Il rischio dittatura e il rischio guerra. Le alternative positive
La Rete non è solo un mezzo tecnico che accelera la comunicazione e la proietta in una eterna contemporaneità; nel caso del M5S è il canale collettore che raccoglie tutti i rivoli e li porta verso un solo estuario: quello del leader/algoritmo carismatico.
Non è la prima volta, nella storia italiana ed europea, che le debolezze della democrazia liberale sfociano nella domanda/risposta di leadership carismatiche. Non è la prima volta che il disagio, l’odio, il moralismo, l’impotenza sfociano nella dittatura e, infine, nella guerra.
Negli anni ’20/’30, la crisi delle democrazie liberali nacque da un’incapacità di governo globale della crisi post-bellica. La Società delle Nazioni non fu in grado di costruire la rete di protezione contro i nazionalismi. All’interno di ciascun Paese, l’irruzione della crisi spostò improvvisamente grandi masse da sinistra a destra, in Germania dal partito socialdemocratico e dal partito comunista verso il partito nazionale dei lavoratori tedeschi: il NSDAP (National Sozialistische Deutsche Arbeiter Partei).
Ora, la storia non si presenta mai due volte sulla scena né è detto che una volta accada in forma di tragedia e un’altra in forma di farsa, come recita un fortunato detto di Marx. Può anche presentarsi come una tragedia 2.0. Non si allude qui – si intende – alle convulsioni parlamentari di questi giorni e alle mosse neo-dorotee di Di Maio e Salvini, bensì alle dinamiche di fondo delle società nazionali sotto ogni cielo, aggredite da ogni lato dai processi impersonali e potenti della globalizzazione.
Come costruire una politica democratica forte?
Intanto, occorre una battaglia culturale per la costruzione di una coscienza planetaria di ogni cittadino. I nazionalismi non sono solo una risposta furbesca di imprenditori politici senza scrupoli; nascono da una pressione immediata dei cittadini/elettori. Costruire una coscienza politica planetaria è la precondizione culturale per una politica in grado di governare il mondo. E il governo del mondo è la condizione per un efficace governo nazionale.

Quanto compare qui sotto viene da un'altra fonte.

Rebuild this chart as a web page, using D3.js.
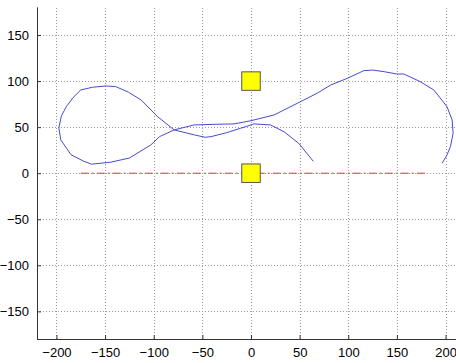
<!DOCTYPE html>
<html>
<head>
<meta charset="utf-8">
<script src="https://cdn.jsdelivr.net/npm/d3@7"></script>
<style>
  body { margin: 0; background: #fff; }
  svg { display: block; }
  .tick text { font-family: Arial, "Liberation Sans", sans-serif; font-size: 13px; fill: #000; }
</style>
</head>
<body>
<div id="chart"></div>
<script>
// trajectory
const pathX = [64, 49, 34, 20, 3, -10.6, -25, -41, -47, -58, -79, -96, -113, -126, -139, -149, -163, -175, -183, -190, -195, -197.5, -195.5, -185, -172, -164, -144, -125, -103, -94, -79, -58.5, -40, -17.5, 0, 23.6, 47.6, 68, 82, 99, 116, 125, 137, 150, 157, 174, 188, 201.5, 206.8, 207.8, 205, 201.5, 196.5];
const pathY = [13, 32.5, 45, 52.4, 53.5, 48.8, 44, 39.7, 39, 41.5, 47, 61.4, 79.5, 88, 94, 94.7, 93.3, 90.4, 82, 72, 62, 49, 36, 20, 13, 9.8, 12, 16.5, 30.7, 39.7, 47, 52.4, 53, 53.5, 57, 63.2, 75.9, 86.8, 95.8, 103, 111.3, 112, 110.2, 107.7, 107.7, 99.4, 90.3, 72.2, 57.8, 43.4, 28.9, 19.8, 10.8];

// reference line
const refX = [-175, 180];
const refY = [0, 0];

// square markers
const boxX = [0, 0];
const boxY = [100, 0];

const xTicks = [-200, -150, -100, -50, 0, 50, 100, 150, 200];
const yTicks = [-150, -100, -50, 0, 50, 100, 150];

const width = 456, height = 363;

const x = d3.scaleLinear().domain([-220, 220]).range([37, 465]);
const y = d3.scaleLinear().domain([-180, 180]).range([339, 7.4]);

const svg = d3.select("#chart").append("svg")
  .attr("width", width)
  .attr("height", height);

// grid
const grid = svg.append("g")
  .attr("stroke", "#999")
  .attr("stroke-width", 1)
  .attr("stroke-dasharray", "1,2");

grid.selectAll("line.gx")
  .data(xTicks)
  .join("line")
  .attr("class", "gx")
  .attr("x1", d => Math.round(x(d)) + 0.5)
  .attr("x2", d => Math.round(x(d)) + 0.5)
  .attr("y1", y(-180))
  .attr("y2", y(180));

grid.selectAll("line.gy")
  .data(yTicks)
  .join("line")
  .attr("class", "gy")
  .attr("y1", d => Math.round(y(d)) + 0.5)
  .attr("y2", d => Math.round(y(d)) + 0.5)
  .attr("x1", x(-220))
  .attr("x2", x(220));

// axes
const xAxis = d3.axisBottom(x).tickValues(xTicks).tickSize(-4).tickPadding(9);
const yAxis = d3.axisLeft(y).tickValues(yTicks).tickSize(-4).tickPadding(8);

svg.append("g")
  .attr("transform", `translate(0,${y(-180)})`)
  .call(xAxis)
  .call(g => g.select(".domain").attr("d", `M${x(-220)},0.5H${width + 20}`))
  .call(g => g.selectAll("path, line").attr("stroke", "#333"));

svg.append("g")
  .attr("transform", `translate(${x(-220)},0)`)
  .call(yAxis)
  .call(g => g.select(".domain").attr("d", `M0.5,${y(-180)}V${y(180)}`))
  .call(g => g.selectAll("path, line").attr("stroke", "#333"));

// reference dash-dot line
svg.append("line")
  .attr("x1", x(refX[0]))
  .attr("y1", y(refY[0]))
  .attr("x2", x(refX[1]))
  .attr("y2", y(refY[1]))
  .attr("stroke", "#c8463c")
  .attr("stroke-width", 1)
  .attr("stroke-dasharray", "8,3,2,3");

// trajectory
const pts = pathX.map((d, i) => [d, pathY[i]]);
svg.append("path")
  .datum(pts)
  .attr("fill", "none")
  .attr("stroke", "#4a4ad0")
  .attr("stroke-width", 1)
  .attr("d", d3.line().x(d => x(d[0])).y(d => y(d[1])));

// squares
const s = 18.5;
svg.selectAll("rect.box")
  .data(boxX.map((d, i) => [d, boxY[i]]))
  .join("rect")
  .attr("class", "box")
  .attr("x", d => x(d[0]) - s / 2)
  .attr("y", d => y(d[1]) - s / 2)
  .attr("width", s)
  .attr("height", s)
  .attr("fill", "#ffff00")
  .attr("stroke", "#555")
  .attr("stroke-width", 1);
</script>
</body>
</html>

Il secondo fronte in Italia è una nuova architettura istituzionale della democrazia, che ne consenta il completamento sul lato della decisione. Una democrazia solo rappresentante, che non sia anche decidente, apre la strada a regimi illiberali. Da questo punto di vista, la democrazia liberale italiana si aggira ancora nelle trincee di Caporetto, 4 dicembre 2016. Né, al momento, si sa quanto potrà durare questa impotenza, prima che venga travolta da una domanda di massa di uomo forte.